Death by Twitter: Social Media, the Political Frontier
After it was revealed, on Sept. 29, 2010, that Meg Whitman, the Republican candidate for governor, had summarily fired Nicky Diaz, her housekeeper of nine years, after finding out that she was an illegal immigrant, public opinion polling didn’t immediately show that the revelation had much impact on voters’ intentions.
But a new study – the first of its kind – of the conversation that occurred in more than 480,000 postings in social media like Twitter, blogs and online forums, suggests the matter created an instant, sharply negative shift in opinions about Whitman that polling did not detect until much later.
While negative mentions of Whitman had never risen above about 1,000 in any day, unfavorable comments about her shot up over 5,000 in the two days following Diaz’s press conference with her lawyer, Gloria Allred in which she accused Whitman of treating her “like a piece of garbage.”

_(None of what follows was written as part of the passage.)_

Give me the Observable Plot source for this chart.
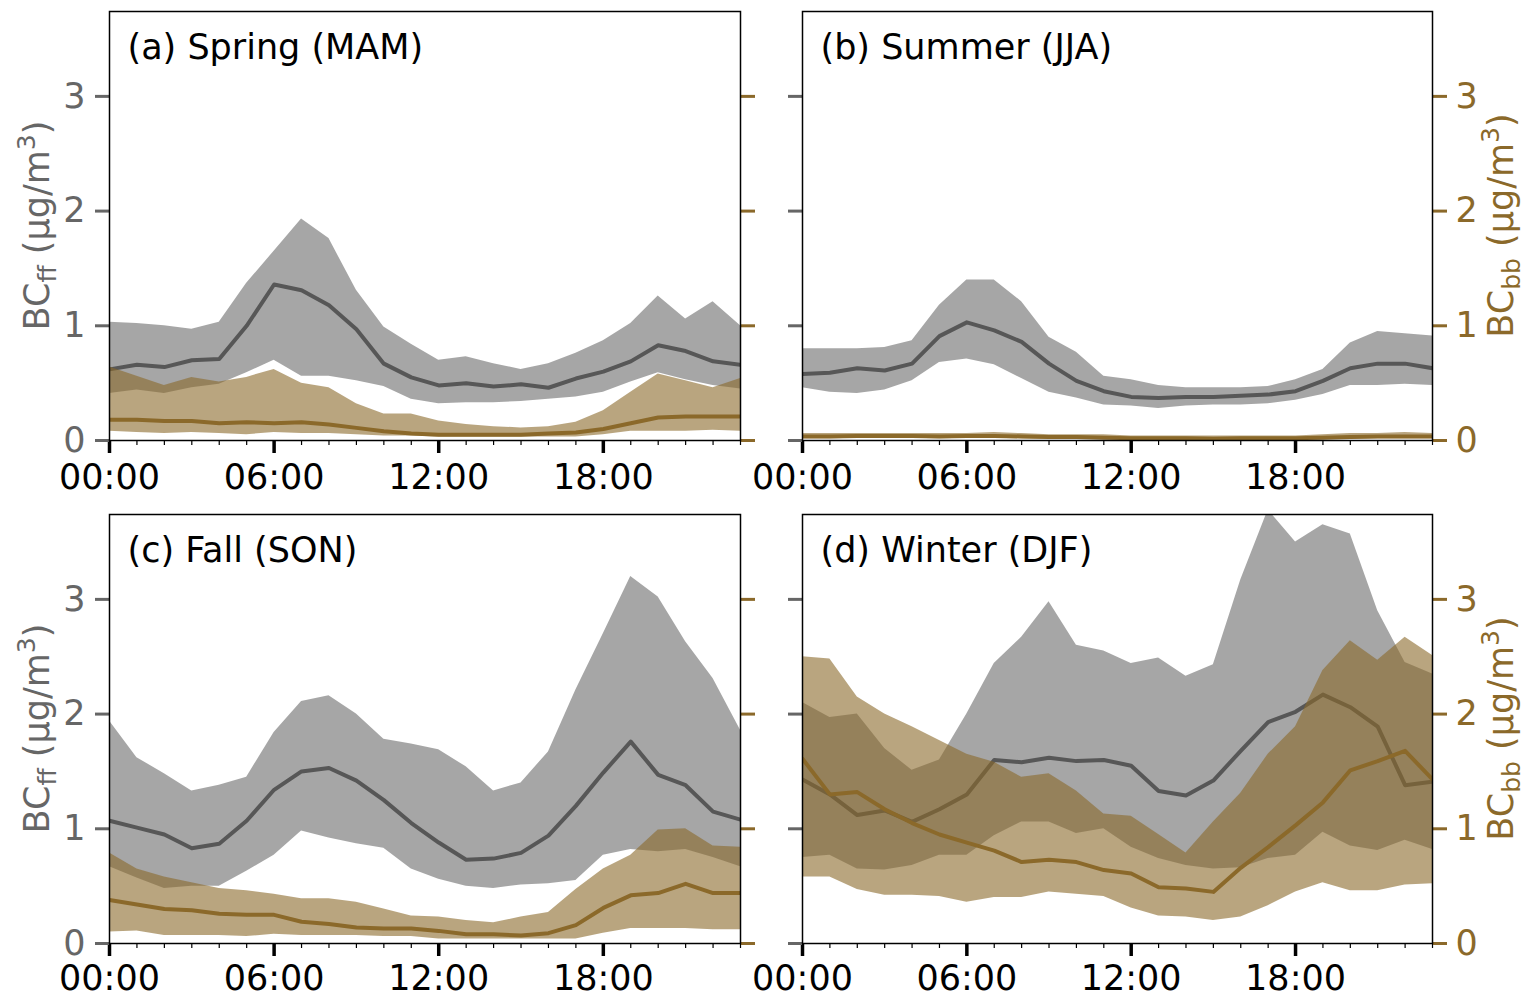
<!DOCTYPE html>
<html><head><meta charset="utf-8">
<script src="https://cdn.jsdelivr.net/npm/d3@7"></script>
<script src="https://cdn.jsdelivr.net/npm/@observablehq/plot@0.6"></script>
<style>
body{margin:0;background:#fff;}
#chart{position:relative;width:1527px;height:997px;font-family:"DejaVu Sans",sans-serif;}
#chart svg{position:absolute;overflow:visible;}
</style></head><body><div id="chart"></div>
<script>
// hour of day
const hours = [0,1,2,3,4,5,6,7,8,9,10,11,12,13,14,15,16,17,18,19,20,21,22,23];
const majorHours = [0,6,12,18];
const hourLabels = ["00:00","06:00","12:00","18:00"];
const yTicks = [0,1,2,3];
const titles = ["(a) Spring (MAM)","(b) Summer (JJA)","(c) Fall (SON)","(d) Winter (DJF)"];

// (a) Spring
const springFFHi  = [1.03,1.02,1.00,0.97,1.03,1.37,1.65,1.93,1.76,1.31,0.99,0.84,0.70,0.73,0.67,0.62,0.67,0.76,0.87,1.02,1.26,1.06,1.21,1.00];
const springFFMed = [0.62,0.66,0.64,0.70,0.71,1.00,1.36,1.31,1.18,0.97,0.67,0.55,0.48,0.50,0.47,0.49,0.46,0.54,0.60,0.69,0.83,0.78,0.69,0.66];
const springFFLo  = [0.41,0.44,0.41,0.46,0.49,0.59,0.70,0.56,0.56,0.52,0.47,0.36,0.32,0.33,0.33,0.34,0.36,0.38,0.42,0.51,0.59,0.53,0.48,0.45];
const springBBHi  = [0.64,0.56,0.48,0.55,0.51,0.55,0.62,0.50,0.46,0.32,0.23,0.23,0.17,0.14,0.12,0.11,0.12,0.16,0.26,0.42,0.58,0.52,0.46,0.54];
const springBBMed = [0.18,0.18,0.17,0.17,0.15,0.16,0.15,0.16,0.14,0.11,0.08,0.06,0.05,0.05,0.05,0.05,0.06,0.07,0.10,0.15,0.20,0.21,0.21,0.21];
const springBBLo  = [0.08,0.07,0.06,0.07,0.06,0.05,0.07,0.06,0.06,0.05,0.04,0.04,0.03,0.03,0.03,0.03,0.03,0.03,0.05,0.08,0.08,0.08,0.09,0.08];

// (b) Summer
const summerFFHi  = [0.80,0.80,0.80,0.81,0.87,1.18,1.40,1.40,1.21,0.90,0.77,0.56,0.53,0.48,0.46,0.46,0.46,0.47,0.53,0.62,0.85,0.95,0.93,0.91];
const summerFFMed = [0.58,0.59,0.63,0.61,0.67,0.91,1.03,0.96,0.86,0.67,0.52,0.43,0.38,0.37,0.38,0.38,0.39,0.40,0.43,0.52,0.63,0.67,0.67,0.63];
const summerFFLo  = [0.46,0.42,0.41,0.44,0.52,0.68,0.71,0.66,0.54,0.42,0.37,0.31,0.30,0.28,0.30,0.31,0.31,0.32,0.35,0.40,0.48,0.48,0.49,0.48];
const summerBBHi  = [0.06,0.06,0.06,0.06,0.06,0.06,0.06,0.07,0.06,0.05,0.05,0.05,0.04,0.04,0.04,0.04,0.04,0.04,0.04,0.05,0.06,0.06,0.07,0.06];
const summerBBMed = [0.035,0.035,0.04,0.04,0.04,0.035,0.04,0.04,0.035,0.03,0.03,0.025,0.02,0.02,0.02,0.015,0.02,0.02,0.02,0.025,0.03,0.035,0.035,0.035];
const summerBBLo  = [0.015,0.015,0.02,0.02,0.02,0.015,0.02,0.02,0.015,0.01,0.01,0.01,0.01,0.005,0.005,0.005,0.005,0.005,0.005,0.01,0.01,0.015,0.015,0.015];

// (c) Fall
const fallFFHi  = [1.94,1.62,1.48,1.33,1.38,1.45,1.84,2.11,2.16,2.00,1.78,1.74,1.69,1.54,1.33,1.40,1.67,2.21,2.70,3.20,3.02,2.63,2.31,1.86];
const fallFFMed = [1.07,1.01,0.95,0.83,0.87,1.07,1.34,1.50,1.53,1.42,1.25,1.05,0.88,0.73,0.74,0.79,0.94,1.20,1.49,1.76,1.47,1.38,1.15,1.08];
const fallFFLo  = [0.67,0.57,0.48,0.50,0.50,0.63,0.77,0.98,0.92,0.87,0.83,0.65,0.56,0.50,0.48,0.51,0.52,0.55,0.77,0.82,0.80,0.82,0.75,0.67];
const fallBBHi  = [0.79,0.65,0.58,0.53,0.48,0.46,0.43,0.39,0.39,0.36,0.30,0.24,0.23,0.20,0.18,0.23,0.27,0.47,0.65,0.77,0.99,1.00,0.85,0.84];
const fallBBMed = [0.38,0.34,0.30,0.29,0.26,0.25,0.25,0.19,0.17,0.14,0.13,0.13,0.11,0.08,0.08,0.07,0.09,0.16,0.31,0.42,0.44,0.52,0.44,0.44];
const fallBBLo  = [0.10,0.11,0.07,0.07,0.07,0.06,0.08,0.07,0.07,0.07,0.06,0.06,0.04,0.04,0.04,0.04,0.04,0.04,0.09,0.13,0.13,0.13,0.12,0.12];

// (d) Winter
const winterFFHi  = [2.10,1.97,2.00,1.70,1.51,1.60,2.00,2.44,2.67,2.98,2.60,2.55,2.44,2.49,2.33,2.43,3.17,3.78,3.50,3.65,3.57,2.90,2.45,2.35];
const winterFFMed = [1.43,1.30,1.12,1.16,1.06,1.17,1.30,1.60,1.58,1.62,1.59,1.60,1.55,1.33,1.29,1.42,1.68,1.93,2.02,2.17,2.06,1.89,1.38,1.41];
const winterFFLo  = [0.75,0.77,0.65,0.64,0.68,0.77,0.77,0.94,1.06,1.06,0.96,1.00,0.84,0.74,0.68,0.65,0.66,0.74,0.77,0.97,0.85,0.81,0.90,0.82];
const winterBBHi  = [2.50,2.48,2.15,2.00,1.89,1.77,1.65,1.58,1.45,1.48,1.33,1.13,1.11,0.95,0.79,1.06,1.31,1.65,1.89,2.38,2.64,2.47,2.67,2.51];
const winterBBMed = [1.61,1.30,1.32,1.17,1.05,0.95,0.88,0.81,0.71,0.73,0.71,0.64,0.61,0.49,0.48,0.45,0.66,0.84,1.03,1.23,1.51,1.59,1.68,1.43];
const winterBBLo  = [0.58,0.58,0.47,0.42,0.42,0.41,0.36,0.40,0.40,0.45,0.43,0.41,0.31,0.24,0.23,0.20,0.23,0.33,0.45,0.53,0.46,0.46,0.51,0.52];

const GRAY_FILL = "#808080", GRAY_LINE = "#575757", GRAY_AXIS = "#666666";
const BROWN = "#8b692a";

const panels = [
  {title: titles[0], ff:[springFFLo,springFFMed,springFFHi], bb:[springBBLo,springBBMed,springBBHi], left:0, top:0, w:763, h:500, ml:109, mr:23, mt:11, mb:60, pad:11, leftLabels:true, rightLabels:false},
  {title: titles[1], ff:[summerFFLo,summerFFMed,summerFFHi], bb:[summerBBLo,summerBBMed,summerBBHi], left:763, top:0, w:764, h:500, ml:39, mr:95, mt:11, mb:60, pad:11, leftLabels:false, rightLabels:true},
  {title: titles[2], ff:[fallFFLo,fallFFMed,fallFFHi], bb:[fallBBLo,fallBBMed,fallBBHi], left:0, top:500, w:763, h:497, ml:109, mr:23, mt:14, mb:54, pad:9, leftLabels:true, rightLabels:false},
  {title: titles[3], ff:[winterFFLo,winterFFMed,winterFFHi], bb:[winterBBLo,winterBBMed,winterBBHi], left:763, top:500, w:764, h:497, ml:39, mr:95, mt:14, mb:54, pad:9, leftLabels:false, rightLabels:true}
];

function addYLabel(svg, x, y, sub, color) {
  const t = d3.select(svg).append("text")
    .attr("transform", `translate(${x},${y}) rotate(-90)`)
    .attr("text-anchor", "middle")
    .attr("fill", color)
    .attr("font-size", 35)
    .attr("font-family", "DejaVu Sans, sans-serif");
  t.append("tspan").text("BC");
  t.append("tspan").attr("font-size", 25).attr("dy", 7).text(sub);
  t.append("tspan").attr("dy", -7).text(" (µg/m");
  t.append("tspan").attr("font-size", 25).attr("dy", -14).text("3");
  t.append("tspan").attr("dy", 14).text(")");
}

const chart = document.getElementById("chart");
for (const p of panels) {
  const rows = hours.map((h, i) => ({
    h, ffLo: p.ff[0][i], ffMed: p.ff[1][i], ffHi: p.ff[2][i],
    bbLo: p.bb[0][i], bbMed: p.bb[1][i], bbHi: p.bb[2][i]
  }));
  const svg = Plot.plot({
    width: p.w, height: p.h,
    marginLeft: p.ml, marginRight: p.mr, marginTop: p.mt, marginBottom: p.mb,
    x: {domain: [0, 23], label: null},
    y: {domain: [0, 3.74], label: null},
    style: {fontFamily: "DejaVu Sans, sans-serif", fontSize: "35px", overflow: "visible", background: "transparent"},
    marks: [
      Plot.areaY(rows, {x: "h", y1: "ffLo", y2: "ffHi", fill: GRAY_FILL, fillOpacity: 0.7, clip: true}),
      Plot.lineY(rows, {x: "h", y: "ffMed", stroke: GRAY_LINE, strokeWidth: 4, clip: true}),
      Plot.areaY(rows, {x: "h", y1: "bbLo", y2: "bbHi", fill: BROWN, fillOpacity: 0.6, clip: true}),
      Plot.lineY(rows, {x: "h", y: "bbMed", stroke: BROWN, strokeWidth: 4, clip: true}),
      Plot.axisX({ticks: hours, tickSize: 5, strokeWidth: 1.2, tickFormat: () => "", label: null, stroke: "black"}),
      Plot.axisX({ticks: majorHours, tickSize: 13, tickPadding: p.pad, strokeWidth: 3.5, stroke: "black", fill: "black", fontSize: 35,
                  tickFormat: h => hourLabels[majorHours.indexOf(h)], label: null}),
      Plot.axisY({ticks: yTicks, anchor: "left", tickSize: 14, tickPadding: 10, strokeWidth: 3, color: GRAY_AXIS, fontSize: 35,
                  tickFormat: p.leftLabels ? (d => String(d)) : (() => ""), label: null}),
      Plot.axisY({ticks: yTicks, anchor: "right", tickSize: 14, tickPadding: 9, strokeWidth: 3, color: BROWN, fontSize: 35,
                  tickFormat: p.rightLabels ? (d => String(d)) : (() => ""), label: null}),
      Plot.frame({stroke: "black", strokeWidth: 1.5}),
      Plot.text([p.title], {frameAnchor: "top-left", dx: 18, dy: 23, lineAnchor: "top", textAnchor: "start", fontSize: 35, fill: "black", text: d => d})
    ]
  });
  svg.style.left = p.left + "px";
  svg.style.top = p.top + "px";
  const cy = p.mt + (p.h - p.mt - p.mb) / 2;
  if (p.leftLabels) addYLabel(svg, 49, cy, "ff", GRAY_AXIS);
  if (p.rightLabels) addYLabel(svg, 1513 - p.left, cy, "bb", BROWN);
  chart.appendChild(svg);
}
</script>
</body></html>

“This is a first-time study. It’s by no means scientific,” said pollster Ben Tulchin, who teamed up with Bryan Merica of IDM Communications and Paul Wittenberg of PWSMC Social Media Consulting using the Sysomos MAP application to analyze online conversations, postings, comments and news stories from January 1 through November 2, 2010.
“But when you aggregate 500,000 postings, it come close to representing the wisdom of crowds,” Tulchin added. Let’s underscore that: this was NOT a scientific study. Deciding what is a favorable or unfavorable comment is a subjective judgment, no matter how careful researchers try to be or how precise the Sysomos application is at analyzing words.

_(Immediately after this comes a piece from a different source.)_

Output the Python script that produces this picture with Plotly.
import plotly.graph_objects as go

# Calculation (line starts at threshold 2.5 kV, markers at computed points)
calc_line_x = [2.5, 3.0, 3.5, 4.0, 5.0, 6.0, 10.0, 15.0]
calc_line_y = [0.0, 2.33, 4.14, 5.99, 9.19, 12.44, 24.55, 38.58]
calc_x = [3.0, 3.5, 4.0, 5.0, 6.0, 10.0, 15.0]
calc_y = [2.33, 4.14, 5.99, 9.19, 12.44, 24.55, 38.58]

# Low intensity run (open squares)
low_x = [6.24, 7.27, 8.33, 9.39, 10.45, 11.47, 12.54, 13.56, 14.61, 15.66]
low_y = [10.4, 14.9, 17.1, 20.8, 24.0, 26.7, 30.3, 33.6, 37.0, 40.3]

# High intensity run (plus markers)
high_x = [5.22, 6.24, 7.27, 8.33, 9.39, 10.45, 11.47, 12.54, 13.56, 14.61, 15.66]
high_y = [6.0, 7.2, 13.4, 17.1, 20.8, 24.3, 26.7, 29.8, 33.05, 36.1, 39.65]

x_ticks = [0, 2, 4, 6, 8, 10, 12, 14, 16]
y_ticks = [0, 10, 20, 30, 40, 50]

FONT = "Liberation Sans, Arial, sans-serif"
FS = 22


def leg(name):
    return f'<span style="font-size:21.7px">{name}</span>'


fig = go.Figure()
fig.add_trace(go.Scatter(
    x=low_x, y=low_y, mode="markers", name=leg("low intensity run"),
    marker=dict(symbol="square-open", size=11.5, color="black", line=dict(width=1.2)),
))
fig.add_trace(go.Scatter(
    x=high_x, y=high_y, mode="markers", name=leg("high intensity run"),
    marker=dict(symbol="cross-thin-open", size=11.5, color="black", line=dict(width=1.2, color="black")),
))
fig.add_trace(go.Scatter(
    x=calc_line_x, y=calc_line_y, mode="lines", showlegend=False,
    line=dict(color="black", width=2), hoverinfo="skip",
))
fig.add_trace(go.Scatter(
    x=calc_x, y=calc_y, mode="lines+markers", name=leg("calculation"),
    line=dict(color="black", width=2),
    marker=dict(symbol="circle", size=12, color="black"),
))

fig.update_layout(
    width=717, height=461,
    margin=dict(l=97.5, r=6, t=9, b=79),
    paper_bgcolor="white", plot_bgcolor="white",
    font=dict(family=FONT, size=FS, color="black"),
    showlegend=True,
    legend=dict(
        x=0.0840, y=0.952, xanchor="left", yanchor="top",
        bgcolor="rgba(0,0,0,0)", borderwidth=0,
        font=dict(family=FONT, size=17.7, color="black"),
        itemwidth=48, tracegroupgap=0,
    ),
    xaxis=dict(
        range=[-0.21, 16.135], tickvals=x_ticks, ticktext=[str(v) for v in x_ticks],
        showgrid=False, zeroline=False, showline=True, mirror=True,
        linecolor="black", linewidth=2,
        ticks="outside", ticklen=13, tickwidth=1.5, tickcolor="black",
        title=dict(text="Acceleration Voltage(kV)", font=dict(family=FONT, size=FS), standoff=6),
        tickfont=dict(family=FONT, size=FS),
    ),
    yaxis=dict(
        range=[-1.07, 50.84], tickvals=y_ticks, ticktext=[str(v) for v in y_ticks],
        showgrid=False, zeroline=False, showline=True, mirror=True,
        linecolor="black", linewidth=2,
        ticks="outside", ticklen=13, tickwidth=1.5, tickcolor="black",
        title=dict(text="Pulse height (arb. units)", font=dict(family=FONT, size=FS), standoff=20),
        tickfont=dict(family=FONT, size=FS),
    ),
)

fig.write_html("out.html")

Nevertheless, Tulchin and his associates have touched on something important: In the Internet Age, campaigns may well suffer (or benefit) from an almost instantaneous shift in the conversation, based on events over which they have little or not control.
There is no gatekeeper on Twitter, no Grand Poobah of the Internets, no censor over the blogs who can filter or contain what people can say to one another and to the online world. A single spark can start a prairie fire.
Underscoring the power this uncontainable conflagration can unleash is an actual scientific study by the esteemed Public Policy Institute of California that just found, for example, that among registered voters, 55% of liberals, 54% of moderates and 44% of conservatives access the internet from home.
A previous PPIC study found that 65% of registered voters go online for news sometimes or often.
Taken together, we’re beginning to have data that suggests that what’s being said online – in social media as well as traditional news outlets that are on the internet – is having a profound impact on voters’ opinions about candidates, and perhaps issues as well.
The Tulchin study suggests that monitoring online conversations may well be an early warning system for campaigns that is an important adjunct to public opinion research and campaign advertising.
Lite Gov. Gavin Newsom set out in 2009 to see if he could build a campaign that relied heavily on social media to propel him to the office of governor. It never was a winning strategy for electing a governor. But tell that to the people of Egypt, who organized the peaceful overthrow of the Mubarak regime largely through social media coupled with enormous courage.
Something is happening here and we may not know what it is. Yet.